People who live in Montana and are getting divorced know how difficult it can be to come to a final settlement agreement regardless of the circumstances. When faced with the prospect of paying even more money in taxes if a divorce is finalized in 2019 versus in 2018, one can understandably want to ensure that a final judgement is achieved this year. That is precisely what many may actually be doing in light of some significant changes afoot in the New Year.
As reported by Bloomberg, one provision of the Tax Cuts and Jobs Act is to essentially flip flop the tax liability for spousal support payments away from the spouse who receives such funds to the spouse who makes the alimony payments. At first glance, some people might think that a spouse who would be awarded alimony could find this change favorable. However, that may not be the case for two reasons.

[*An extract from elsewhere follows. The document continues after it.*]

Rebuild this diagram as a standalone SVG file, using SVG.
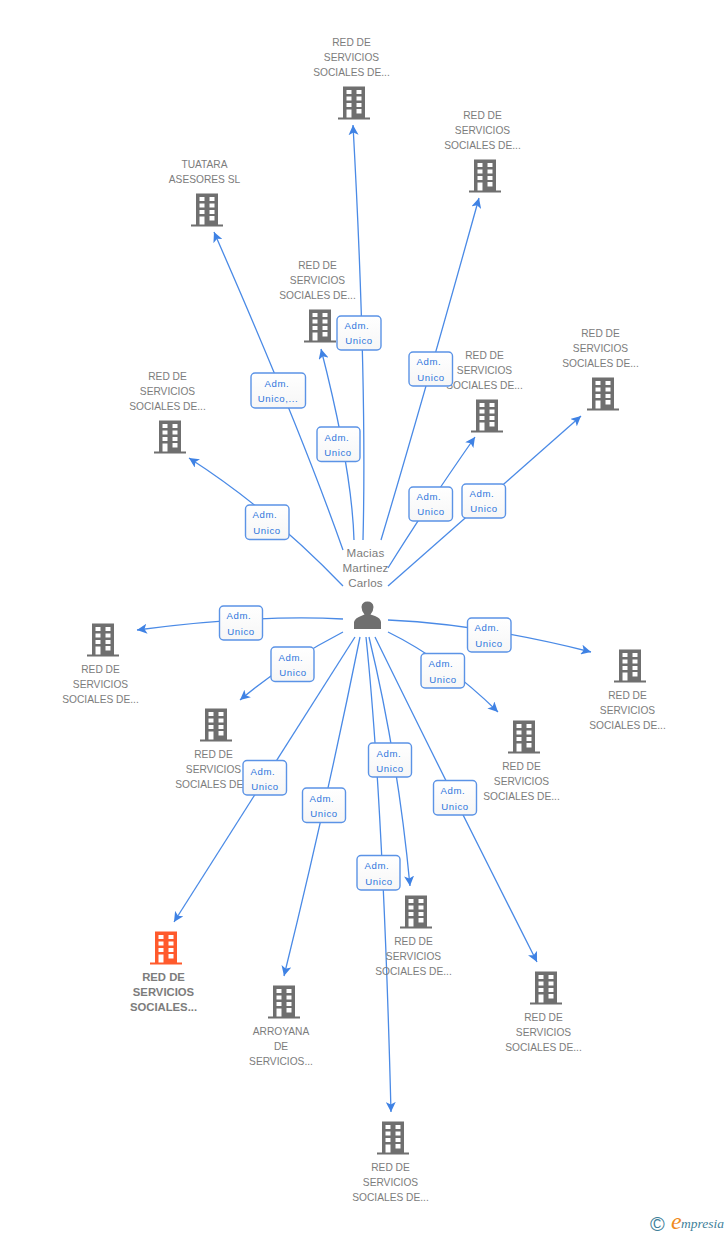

The person who pays spousal support is most commonly in a tax bracket higher than the recipient. This means that in addition to paying alimony, that person will pay more in taxes on the alimony than the recipient spouse would have. This, in turn, reduces the overall couple's assets and may have a negative impact on the overall divorce settlement.
Another concern is how the tax change may impact agreements on other aspects of a couple's settlement. In the past, the agreement to pay alimony was sometimes made in exchange for another concession. With this now removed, some spouses may fight the payment of alimony harder or be less willing to negotiate on other points.